In one case two spines were found “bound together with wire – one belonging to an adult, and the other, the small spine of a child,” he said.
“Try to imagine that parent’s feeling as they and their child were burning alive. The painful screaming of the love of their life was the last thing they heard,” Erdan told the UNGA.
Palestinian Authority envoy Riyad Mansour
Palestinian Authority envoy Riyad Mansour devoted a portion of his speech to the painful experience of civilians in Gaza who are living through the daily bombings. Hamas has asserted that some 7,000 Palestinians have been killed. Israel has not provided casualty figures, but it has some that the fatalities were from IDF aerial bombings or failed Palestinian rocket launches.
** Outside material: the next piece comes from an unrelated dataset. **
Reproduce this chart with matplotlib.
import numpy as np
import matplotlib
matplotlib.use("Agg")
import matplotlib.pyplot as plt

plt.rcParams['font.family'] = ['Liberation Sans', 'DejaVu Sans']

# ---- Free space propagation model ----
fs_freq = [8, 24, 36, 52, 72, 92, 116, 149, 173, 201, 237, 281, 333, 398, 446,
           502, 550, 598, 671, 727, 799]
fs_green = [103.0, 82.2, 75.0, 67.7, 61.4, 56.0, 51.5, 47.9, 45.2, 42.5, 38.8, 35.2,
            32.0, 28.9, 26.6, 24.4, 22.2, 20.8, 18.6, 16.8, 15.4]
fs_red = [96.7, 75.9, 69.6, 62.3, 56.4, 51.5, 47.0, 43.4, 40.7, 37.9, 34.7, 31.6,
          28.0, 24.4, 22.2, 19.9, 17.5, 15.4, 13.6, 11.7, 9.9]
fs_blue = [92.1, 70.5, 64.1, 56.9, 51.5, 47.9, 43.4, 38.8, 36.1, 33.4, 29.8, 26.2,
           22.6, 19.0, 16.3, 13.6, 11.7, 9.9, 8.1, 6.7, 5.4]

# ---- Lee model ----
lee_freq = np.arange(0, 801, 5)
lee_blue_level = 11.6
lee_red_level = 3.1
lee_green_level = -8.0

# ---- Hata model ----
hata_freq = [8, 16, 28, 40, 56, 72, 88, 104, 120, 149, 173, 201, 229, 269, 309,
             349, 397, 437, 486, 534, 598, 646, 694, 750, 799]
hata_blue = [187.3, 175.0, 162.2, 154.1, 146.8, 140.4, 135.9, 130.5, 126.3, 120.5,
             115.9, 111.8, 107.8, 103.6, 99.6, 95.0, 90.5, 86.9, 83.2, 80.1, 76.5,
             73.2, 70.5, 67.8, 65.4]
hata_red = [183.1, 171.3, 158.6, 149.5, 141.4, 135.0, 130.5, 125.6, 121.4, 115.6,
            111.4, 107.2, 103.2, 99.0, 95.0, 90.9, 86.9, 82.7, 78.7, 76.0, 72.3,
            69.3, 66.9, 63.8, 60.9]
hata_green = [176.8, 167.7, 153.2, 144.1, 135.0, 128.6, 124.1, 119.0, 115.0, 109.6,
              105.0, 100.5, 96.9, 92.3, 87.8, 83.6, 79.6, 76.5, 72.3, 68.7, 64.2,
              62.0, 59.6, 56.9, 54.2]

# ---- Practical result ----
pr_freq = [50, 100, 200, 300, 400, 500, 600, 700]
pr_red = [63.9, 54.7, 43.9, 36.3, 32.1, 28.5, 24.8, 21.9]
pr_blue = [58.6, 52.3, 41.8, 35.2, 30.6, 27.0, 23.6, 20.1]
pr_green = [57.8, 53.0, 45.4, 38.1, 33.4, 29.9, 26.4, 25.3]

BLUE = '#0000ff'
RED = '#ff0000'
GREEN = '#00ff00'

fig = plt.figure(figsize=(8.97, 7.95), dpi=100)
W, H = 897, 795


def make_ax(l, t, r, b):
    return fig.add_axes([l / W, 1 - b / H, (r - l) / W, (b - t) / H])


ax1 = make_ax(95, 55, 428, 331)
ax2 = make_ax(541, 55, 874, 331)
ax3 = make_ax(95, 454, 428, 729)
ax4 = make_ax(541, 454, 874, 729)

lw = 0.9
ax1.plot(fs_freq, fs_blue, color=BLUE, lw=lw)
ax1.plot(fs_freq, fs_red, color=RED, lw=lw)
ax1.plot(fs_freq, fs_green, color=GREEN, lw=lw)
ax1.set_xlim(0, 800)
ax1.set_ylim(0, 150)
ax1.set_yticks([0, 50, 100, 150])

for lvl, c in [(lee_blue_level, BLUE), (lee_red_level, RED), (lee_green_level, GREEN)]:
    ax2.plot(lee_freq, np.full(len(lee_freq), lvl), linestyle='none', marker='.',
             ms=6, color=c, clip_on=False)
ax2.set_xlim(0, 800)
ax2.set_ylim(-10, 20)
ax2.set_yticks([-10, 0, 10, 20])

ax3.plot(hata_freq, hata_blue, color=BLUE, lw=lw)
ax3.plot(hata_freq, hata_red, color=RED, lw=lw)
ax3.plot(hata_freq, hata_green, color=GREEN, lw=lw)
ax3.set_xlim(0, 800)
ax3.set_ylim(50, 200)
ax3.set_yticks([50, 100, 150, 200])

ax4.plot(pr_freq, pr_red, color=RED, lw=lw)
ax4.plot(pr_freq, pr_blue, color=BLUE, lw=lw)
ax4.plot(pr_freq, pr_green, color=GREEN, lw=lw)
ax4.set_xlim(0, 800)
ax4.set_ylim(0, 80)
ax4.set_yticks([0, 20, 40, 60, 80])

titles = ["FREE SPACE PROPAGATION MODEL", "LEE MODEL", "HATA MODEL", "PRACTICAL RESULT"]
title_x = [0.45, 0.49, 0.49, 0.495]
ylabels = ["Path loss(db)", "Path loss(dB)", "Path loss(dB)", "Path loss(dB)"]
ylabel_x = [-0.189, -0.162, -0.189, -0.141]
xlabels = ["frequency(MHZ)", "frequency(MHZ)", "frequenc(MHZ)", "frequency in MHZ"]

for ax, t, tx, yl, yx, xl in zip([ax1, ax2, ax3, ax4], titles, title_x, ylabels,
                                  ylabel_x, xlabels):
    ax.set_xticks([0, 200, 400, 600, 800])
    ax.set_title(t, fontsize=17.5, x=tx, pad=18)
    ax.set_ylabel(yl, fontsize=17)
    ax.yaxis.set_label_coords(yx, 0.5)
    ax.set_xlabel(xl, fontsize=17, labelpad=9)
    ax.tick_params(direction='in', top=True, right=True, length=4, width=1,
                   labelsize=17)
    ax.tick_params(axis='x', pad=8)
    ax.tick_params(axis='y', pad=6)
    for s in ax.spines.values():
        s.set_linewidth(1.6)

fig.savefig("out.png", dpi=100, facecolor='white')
“Jenan, a little girl under the rubble shouts at the people coming to rescue her, 'What took you so long.' There are 900 Palestinian children under the rubble alive or dead, wondering what is taking so long. Wondering if any help is on the way,” Mansour said.
All total, there are some 1,600 Palestinians under the rubble, and “no one can reach them to bury or save them,” he said.
A Gaza cease-fire is about saving lives, he said.
“Why doesn’t the world feel a sense of urgency to stop the killing of Palestinians” in Gaza, Mansour asked.
“Vengeance is a dead end, the only path forward is justice for the Palestinians,” Mansour continued.
Mansour asserted that in the Gaza bombings, 3,000 children and 1,700 women have been killed since the war began on October 7. In total, according to Gaza's health ministry, run by the Hamas terrorist organization, 7,000 people were killed and some 40% of all homes have been destroyed.
Israel thinks, ’If you say Hamas enough times the world will not be able to object to wiping off entire families from the face of the earth,” Mansour said.
Israel has called for the release of the hostages, but takes two million people in Gaza hostage, Mansour continued.
“Why feel so much pain for Israelis and so little pain for us the Palestinians? What is the problem? Do we have the wrong faith, the wrong skin color, the wrong nationality,” he asked.
"Nothing can justify the killing of a single Palestinian child,” Mansour stressed as he called on the UNGA to simply “stop the killing.”